▸ WHAT IS NEEDED
Exact reproduction is required for the lines bounded by the one containing "Recreate this image" and the one containing "XAxis, YAxis, CartesianGrid", both bounds included. Print them without any pictures.

▸ TASK MATERIAL
▶
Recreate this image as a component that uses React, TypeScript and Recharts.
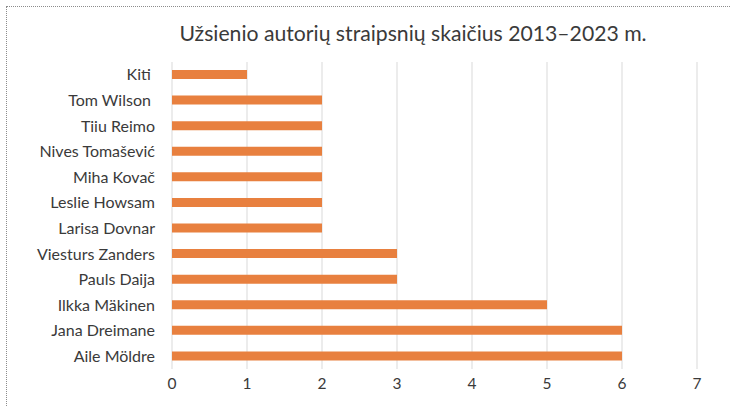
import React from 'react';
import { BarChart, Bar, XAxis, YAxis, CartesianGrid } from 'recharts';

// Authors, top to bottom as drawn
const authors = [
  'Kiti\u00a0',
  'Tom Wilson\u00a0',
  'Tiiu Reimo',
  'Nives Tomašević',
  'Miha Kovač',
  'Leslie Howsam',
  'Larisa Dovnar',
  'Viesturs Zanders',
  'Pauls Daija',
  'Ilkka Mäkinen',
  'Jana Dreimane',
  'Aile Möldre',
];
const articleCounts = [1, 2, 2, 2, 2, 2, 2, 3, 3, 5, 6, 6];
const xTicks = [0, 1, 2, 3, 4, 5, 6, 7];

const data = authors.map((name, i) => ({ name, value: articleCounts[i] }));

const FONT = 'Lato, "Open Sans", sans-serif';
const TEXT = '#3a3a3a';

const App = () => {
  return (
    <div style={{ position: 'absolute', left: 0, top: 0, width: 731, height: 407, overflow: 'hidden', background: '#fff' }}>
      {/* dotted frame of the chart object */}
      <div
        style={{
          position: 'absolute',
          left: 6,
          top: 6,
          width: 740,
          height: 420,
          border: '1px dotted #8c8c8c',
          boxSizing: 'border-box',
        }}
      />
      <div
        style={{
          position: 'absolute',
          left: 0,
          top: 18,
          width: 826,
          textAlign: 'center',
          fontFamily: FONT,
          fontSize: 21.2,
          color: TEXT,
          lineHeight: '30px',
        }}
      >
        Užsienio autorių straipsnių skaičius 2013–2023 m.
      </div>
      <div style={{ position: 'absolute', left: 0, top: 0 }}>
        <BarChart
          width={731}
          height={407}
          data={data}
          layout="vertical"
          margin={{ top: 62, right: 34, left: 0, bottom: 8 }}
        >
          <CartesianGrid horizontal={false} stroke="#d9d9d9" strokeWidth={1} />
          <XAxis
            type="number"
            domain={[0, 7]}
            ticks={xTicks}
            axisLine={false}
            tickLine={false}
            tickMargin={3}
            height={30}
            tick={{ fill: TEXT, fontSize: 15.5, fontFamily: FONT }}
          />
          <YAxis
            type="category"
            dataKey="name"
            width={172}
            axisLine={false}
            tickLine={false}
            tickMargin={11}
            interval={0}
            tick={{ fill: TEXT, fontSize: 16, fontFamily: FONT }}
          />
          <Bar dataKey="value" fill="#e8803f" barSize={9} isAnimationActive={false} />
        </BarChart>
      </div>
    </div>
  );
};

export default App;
◀
▶
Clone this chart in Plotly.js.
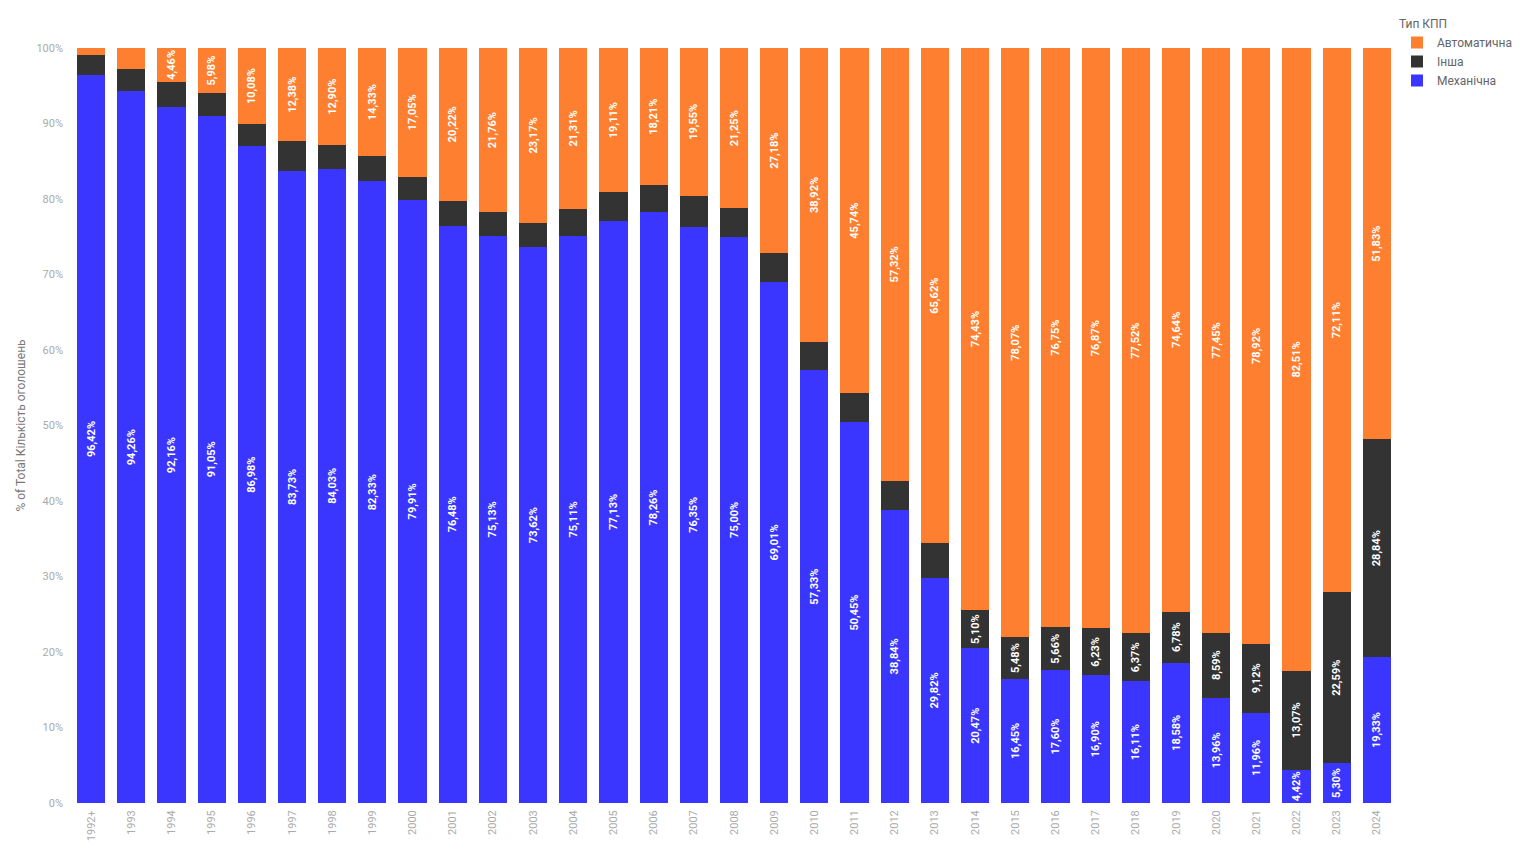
◀
▶
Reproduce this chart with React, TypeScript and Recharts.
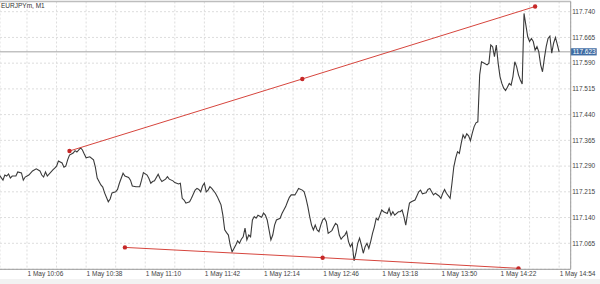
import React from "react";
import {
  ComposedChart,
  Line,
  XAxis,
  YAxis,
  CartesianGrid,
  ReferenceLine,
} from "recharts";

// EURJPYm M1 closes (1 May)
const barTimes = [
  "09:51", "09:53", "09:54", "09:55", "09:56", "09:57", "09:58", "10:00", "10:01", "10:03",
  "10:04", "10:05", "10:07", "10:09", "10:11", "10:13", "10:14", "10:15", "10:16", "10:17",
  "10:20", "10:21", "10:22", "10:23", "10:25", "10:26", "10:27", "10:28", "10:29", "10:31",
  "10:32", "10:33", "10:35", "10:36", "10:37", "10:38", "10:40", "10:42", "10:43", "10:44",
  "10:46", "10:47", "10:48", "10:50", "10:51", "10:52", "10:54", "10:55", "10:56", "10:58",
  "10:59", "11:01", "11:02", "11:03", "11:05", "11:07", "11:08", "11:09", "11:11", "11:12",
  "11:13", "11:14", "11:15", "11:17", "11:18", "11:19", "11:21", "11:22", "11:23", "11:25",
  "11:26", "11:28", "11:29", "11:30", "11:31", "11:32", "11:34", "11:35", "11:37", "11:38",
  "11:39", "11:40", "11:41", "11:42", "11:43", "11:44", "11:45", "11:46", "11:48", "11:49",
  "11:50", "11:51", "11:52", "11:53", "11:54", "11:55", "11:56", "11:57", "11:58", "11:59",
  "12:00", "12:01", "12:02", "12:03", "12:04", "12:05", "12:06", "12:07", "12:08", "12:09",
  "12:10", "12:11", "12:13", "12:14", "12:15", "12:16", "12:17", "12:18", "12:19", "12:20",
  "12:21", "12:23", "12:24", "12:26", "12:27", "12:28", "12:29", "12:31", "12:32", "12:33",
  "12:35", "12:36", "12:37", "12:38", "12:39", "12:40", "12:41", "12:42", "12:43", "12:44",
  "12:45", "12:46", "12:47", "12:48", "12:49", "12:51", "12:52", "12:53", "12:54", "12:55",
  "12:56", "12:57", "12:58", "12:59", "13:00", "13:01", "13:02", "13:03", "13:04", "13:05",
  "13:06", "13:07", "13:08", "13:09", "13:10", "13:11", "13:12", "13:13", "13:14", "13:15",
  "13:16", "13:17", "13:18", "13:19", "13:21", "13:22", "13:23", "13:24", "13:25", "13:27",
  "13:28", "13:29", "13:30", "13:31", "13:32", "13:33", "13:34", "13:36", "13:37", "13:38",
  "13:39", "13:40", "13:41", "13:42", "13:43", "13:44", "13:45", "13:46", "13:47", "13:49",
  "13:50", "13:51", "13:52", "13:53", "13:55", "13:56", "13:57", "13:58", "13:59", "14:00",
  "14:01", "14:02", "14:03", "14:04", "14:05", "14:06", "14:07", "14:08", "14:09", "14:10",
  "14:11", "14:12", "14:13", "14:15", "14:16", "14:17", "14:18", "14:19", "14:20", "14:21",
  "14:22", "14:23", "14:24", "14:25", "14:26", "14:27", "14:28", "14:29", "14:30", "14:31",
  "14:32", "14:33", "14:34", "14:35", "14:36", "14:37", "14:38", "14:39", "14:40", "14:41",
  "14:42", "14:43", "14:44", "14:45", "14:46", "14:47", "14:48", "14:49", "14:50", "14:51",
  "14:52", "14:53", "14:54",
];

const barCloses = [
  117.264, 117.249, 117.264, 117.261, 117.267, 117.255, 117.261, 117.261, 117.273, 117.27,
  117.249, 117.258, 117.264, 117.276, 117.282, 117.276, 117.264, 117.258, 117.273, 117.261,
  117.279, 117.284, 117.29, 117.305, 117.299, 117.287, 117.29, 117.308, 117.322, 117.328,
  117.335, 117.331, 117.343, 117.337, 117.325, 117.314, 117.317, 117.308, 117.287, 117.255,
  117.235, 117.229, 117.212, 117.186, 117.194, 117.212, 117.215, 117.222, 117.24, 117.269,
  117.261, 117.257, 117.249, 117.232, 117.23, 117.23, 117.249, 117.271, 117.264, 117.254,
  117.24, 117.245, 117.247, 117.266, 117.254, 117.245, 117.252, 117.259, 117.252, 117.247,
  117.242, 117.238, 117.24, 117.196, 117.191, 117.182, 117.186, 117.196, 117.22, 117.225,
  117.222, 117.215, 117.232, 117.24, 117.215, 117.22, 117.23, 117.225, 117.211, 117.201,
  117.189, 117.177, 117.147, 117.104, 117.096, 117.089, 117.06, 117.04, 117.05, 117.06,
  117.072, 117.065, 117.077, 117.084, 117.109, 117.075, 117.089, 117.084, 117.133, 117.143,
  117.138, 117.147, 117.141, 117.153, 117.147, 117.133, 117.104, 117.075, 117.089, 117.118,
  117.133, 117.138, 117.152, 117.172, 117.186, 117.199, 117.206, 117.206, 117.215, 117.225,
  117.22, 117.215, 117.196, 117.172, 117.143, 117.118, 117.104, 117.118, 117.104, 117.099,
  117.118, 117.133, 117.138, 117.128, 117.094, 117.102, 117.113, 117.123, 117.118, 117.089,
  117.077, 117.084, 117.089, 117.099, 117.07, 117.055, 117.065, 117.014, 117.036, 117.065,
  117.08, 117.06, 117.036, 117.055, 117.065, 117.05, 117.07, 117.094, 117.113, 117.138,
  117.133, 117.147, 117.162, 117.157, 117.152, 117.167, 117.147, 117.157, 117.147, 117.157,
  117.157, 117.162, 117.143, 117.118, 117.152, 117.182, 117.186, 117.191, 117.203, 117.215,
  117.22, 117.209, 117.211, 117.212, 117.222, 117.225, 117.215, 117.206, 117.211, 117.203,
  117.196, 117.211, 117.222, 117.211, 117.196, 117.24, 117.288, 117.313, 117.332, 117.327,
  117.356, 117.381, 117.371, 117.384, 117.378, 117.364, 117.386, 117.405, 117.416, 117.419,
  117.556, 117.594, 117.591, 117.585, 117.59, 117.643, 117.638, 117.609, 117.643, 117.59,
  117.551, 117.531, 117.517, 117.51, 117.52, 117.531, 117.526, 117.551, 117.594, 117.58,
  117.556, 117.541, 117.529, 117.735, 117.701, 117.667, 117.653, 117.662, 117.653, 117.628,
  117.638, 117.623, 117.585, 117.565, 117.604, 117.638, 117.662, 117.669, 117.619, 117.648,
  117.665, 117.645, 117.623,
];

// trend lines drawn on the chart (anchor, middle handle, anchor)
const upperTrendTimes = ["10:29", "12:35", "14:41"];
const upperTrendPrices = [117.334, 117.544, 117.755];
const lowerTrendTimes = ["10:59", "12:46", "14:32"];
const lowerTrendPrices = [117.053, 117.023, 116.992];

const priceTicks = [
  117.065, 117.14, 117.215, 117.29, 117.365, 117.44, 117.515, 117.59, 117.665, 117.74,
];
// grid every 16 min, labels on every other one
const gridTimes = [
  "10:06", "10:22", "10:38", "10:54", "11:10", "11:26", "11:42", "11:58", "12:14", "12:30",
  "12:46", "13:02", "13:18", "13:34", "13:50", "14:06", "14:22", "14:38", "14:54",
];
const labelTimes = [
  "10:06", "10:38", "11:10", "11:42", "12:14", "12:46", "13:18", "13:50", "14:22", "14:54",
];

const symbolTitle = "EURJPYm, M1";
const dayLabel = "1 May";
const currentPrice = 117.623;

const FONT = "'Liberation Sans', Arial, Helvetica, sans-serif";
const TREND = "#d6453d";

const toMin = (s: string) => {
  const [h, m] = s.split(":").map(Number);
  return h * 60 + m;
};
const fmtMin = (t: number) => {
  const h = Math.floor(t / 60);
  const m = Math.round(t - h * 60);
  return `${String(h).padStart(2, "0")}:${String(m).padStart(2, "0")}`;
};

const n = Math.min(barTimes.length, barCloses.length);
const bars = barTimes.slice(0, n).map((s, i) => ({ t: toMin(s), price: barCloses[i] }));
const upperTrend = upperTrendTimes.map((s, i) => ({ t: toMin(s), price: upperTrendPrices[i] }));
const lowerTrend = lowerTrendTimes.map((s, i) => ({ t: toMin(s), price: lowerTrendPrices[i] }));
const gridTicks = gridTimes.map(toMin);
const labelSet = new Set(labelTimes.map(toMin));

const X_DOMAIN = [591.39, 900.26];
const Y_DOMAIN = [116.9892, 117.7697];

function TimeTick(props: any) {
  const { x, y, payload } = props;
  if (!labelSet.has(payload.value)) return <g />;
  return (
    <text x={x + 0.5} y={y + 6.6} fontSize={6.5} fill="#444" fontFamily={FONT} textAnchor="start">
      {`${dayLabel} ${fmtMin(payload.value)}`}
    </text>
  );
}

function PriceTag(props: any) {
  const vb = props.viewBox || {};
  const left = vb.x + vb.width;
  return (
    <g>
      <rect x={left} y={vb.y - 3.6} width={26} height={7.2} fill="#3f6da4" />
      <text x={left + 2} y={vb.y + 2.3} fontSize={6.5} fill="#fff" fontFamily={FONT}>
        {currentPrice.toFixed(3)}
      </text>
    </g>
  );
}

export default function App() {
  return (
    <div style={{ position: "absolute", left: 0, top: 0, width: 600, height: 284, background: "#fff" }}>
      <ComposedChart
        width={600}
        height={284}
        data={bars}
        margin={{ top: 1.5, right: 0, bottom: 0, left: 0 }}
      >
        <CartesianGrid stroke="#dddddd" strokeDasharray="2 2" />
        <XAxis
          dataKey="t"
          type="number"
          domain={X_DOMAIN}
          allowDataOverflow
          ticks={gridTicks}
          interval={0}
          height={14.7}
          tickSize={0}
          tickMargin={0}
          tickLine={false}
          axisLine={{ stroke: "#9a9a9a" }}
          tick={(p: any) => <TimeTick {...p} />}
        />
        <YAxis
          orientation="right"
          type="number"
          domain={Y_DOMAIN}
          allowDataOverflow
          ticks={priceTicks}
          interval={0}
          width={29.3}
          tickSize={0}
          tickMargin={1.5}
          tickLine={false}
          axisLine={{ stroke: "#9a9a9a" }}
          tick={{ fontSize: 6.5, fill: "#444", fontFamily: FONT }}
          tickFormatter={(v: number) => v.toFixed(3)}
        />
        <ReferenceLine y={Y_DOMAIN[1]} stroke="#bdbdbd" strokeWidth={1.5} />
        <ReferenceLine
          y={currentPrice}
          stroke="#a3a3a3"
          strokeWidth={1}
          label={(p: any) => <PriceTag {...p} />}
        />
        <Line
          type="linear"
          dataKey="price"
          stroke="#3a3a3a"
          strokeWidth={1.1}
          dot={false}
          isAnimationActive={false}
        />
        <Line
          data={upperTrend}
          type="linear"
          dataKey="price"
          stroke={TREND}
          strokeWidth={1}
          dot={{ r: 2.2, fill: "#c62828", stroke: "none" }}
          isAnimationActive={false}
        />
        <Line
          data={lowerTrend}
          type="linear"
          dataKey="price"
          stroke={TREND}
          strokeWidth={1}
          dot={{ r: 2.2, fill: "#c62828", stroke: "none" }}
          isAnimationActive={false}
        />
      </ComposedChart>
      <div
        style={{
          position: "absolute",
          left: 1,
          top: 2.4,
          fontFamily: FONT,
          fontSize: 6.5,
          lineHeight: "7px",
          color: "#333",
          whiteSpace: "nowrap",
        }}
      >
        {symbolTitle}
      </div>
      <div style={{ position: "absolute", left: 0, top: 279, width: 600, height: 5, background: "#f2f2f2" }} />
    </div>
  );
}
◀
▸ THE ANSWER
Recreate this image as a component that uses React, TypeScript and Recharts.
import React from 'react';
import { BarChart, Bar, XAxis, YAxis, CartesianGrid } from 'recharts';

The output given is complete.